I'm not an expert in statistics as well, but I recently read the excellent book by Efron/Tibshirani (1997) and the bootstrap is a quite capable tool of questions such as yours. As pointed out here in the excellent answer by cardinal, the bootstrap really doesn't need specific assumptions, but performs very well quite generally.
With respect to your problem, this means that it can help to just run a bootstrap.

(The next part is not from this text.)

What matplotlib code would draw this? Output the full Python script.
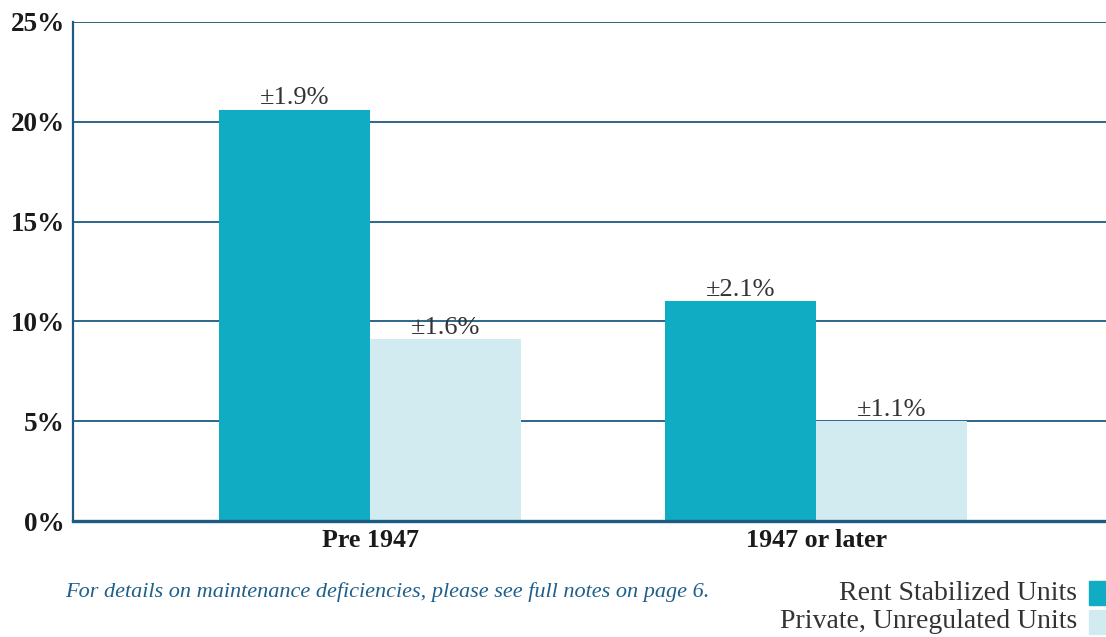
import numpy as np
import matplotlib
matplotlib.use("Agg")
import matplotlib.pyplot as plt
from matplotlib.patches import Rectangle

# data
categories = ["Pre 1947", "1947 or later"]
rent_stabilized = [20.6, 11.0]
private_unreg = [9.1, 5.0]
rent_moe = ["\u00b11.9%", "\u00b12.1%"]
private_moe = ["\u00b11.6%", "\u00b11.1%"]
yticks = [0, 5, 10, 15, 20, 25]
series_names = ["Rent Stabilized Units", "Private, Unregulated Units"]

c_rent = "#10acc4"
c_priv = "#d2ebf0"
c_line = "#1d5b82"
c_text = "#333333"

plt.rcParams["font.family"] = ["Liberation Serif", "DejaVu Serif"]

fig = plt.figure(figsize=(11.06, 6.37), dpi=100)
ax = fig.add_axes([0.066, 0.182, 0.934, 0.7835])

x = np.arange(len(categories))
w = 0.3386
b1 = ax.bar(x - w / 2, rent_stabilized, w, color=c_rent, zorder=3)
b2 = ax.bar(x + w / 2, private_unreg, w, color=c_priv, zorder=3)

for bars, labels in ((b1, rent_moe), (b2, private_moe)):
    for r, lab in zip(bars, labels):
        ax.text(r.get_x() + r.get_width() / 2, r.get_height() + 0.03, lab,
                ha="center", va="bottom", fontsize=19, color=c_text, zorder=4)

ax.set_xlim(-0.666, 1.65)
ax.set_ylim(0, 25)
ax.set_yticks(yticks)
ax.set_yticklabels([f"{t}%" for t in yticks], fontsize=19.5, fontweight="bold",
                   color="#1a1a1a")
ax.set_xticks(x)
ax.set_xticklabels(categories, fontsize=18.7, fontweight="bold", color="#1a1a1a")
ax.tick_params(axis="both", length=0)
ax.tick_params(axis="y", pad=6)
ax.tick_params(axis="x", pad=6)

ax.yaxis.grid(True, color=c_line, linewidth=1.3, zorder=0)
ax.set_axisbelow(True)
for s in ("top", "right"):
    ax.spines[s].set_visible(False)
ax.spines["left"].set_color(c_line)
ax.spines["left"].set_linewidth(1.6)
ax.spines["bottom"].set_color(c_line)
ax.spines["bottom"].set_linewidth(2.4)
ax.spines["bottom"].set_zorder(5)

fig.text(65 / 1106, 1 - 592 / 637,
         "For details on maintenance deficiencies, please see full notes on page 6.",
         fontsize=16, style="italic", color="#1f5f8b", ha="left", va="center")

# legend (text right-aligned with swatch to the right)
legend_y = [593, 622]
for name, col, yy in zip(series_names, [c_rent, c_priv], legend_y):
    fig.text(1077 / 1106, 1 - yy / 637, name, fontsize=20, color=c_text,
             ha="right", va="center")
    fig.patches.append(Rectangle((1089 / 1106, 1 - (yy + 12) / 637),
                                 17 / 1106, 24 / 637, transform=fig.transFigure,
                                 color=col, figure=fig))

fig.savefig("out.png", dpi=100)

I'm gonna do this here in R:
#Load required packages
library(boot)
library(MASS) #To simulate multivariate normally distributed observations
set.seed(369)
#Run bootstrap in the case of a positive correlation between x and y
N <- 1e4
X <- mvrnorm(N, mu=c(100,20),
Sigma = diag(c(20,5)) %*% matrix(c(1,0.9,0.9,1), nrow=2) %*% diag(c(20, 5)))
r <- X[,1]/X[,2]
b_pos <- boot(data=r,
statistic=function(x, i) mean(x[i]),
R=5000)
hist(b_pos$t)

#Run bootstrap in the case of a negative correlation between x and y
X <- mvrnorm(N, mu=c(100,20),
Sigma = diag(c(20,5)) %*% matrix(c(1,-0.95,-0.95,1), nrow=2) %*% diag(c(20, 5)))
r <- X[,1]/X[,2]
b_neg <- boot(data=r,
statistic=function(x, i) mean(x[i]),
R=5000)
hist(b_neg$t)

So what I find interesting here is the fact that the distribution seems to be shifted to the right with a decreasing correlation between $x$ and $y$. However, the mean always seems to be above $E[x]/E[y]$ which would be 5 in this case. (Note that $x$/$y$ is normally distributed with mean 100/20 and standard deviation of 20/5 here. I'm pretty sure that this result can be derived analytically quite easily for a trained statistician, but that's the beauty of the bootstrap: Even people without that background knowledge can get a fast feeling for the distribution of any statistic (and even trained statistician are often unable to derive distributional forms because there simply doesn't exist an analytical solution).
Now it's also easy to adjust the example to find out how $E[x]/E[y]$ behaves:
b_alt <- boot(data=X,
statistic=function(x, i) mean(X[i, 1])/mean(X[i,2]),
R=5000)
hist(b_alt$t)

This is just centered around 100/20=5 as expected. Note, however, that things change quite dramatically if you center both variables around 0. Then, $E[x]/E[y]$ is not well-behaved anymore because the the denominator end up very close to zero quite often, whereby $E[x/y]$ first calculates the ratios and then averages, which averages the outliers.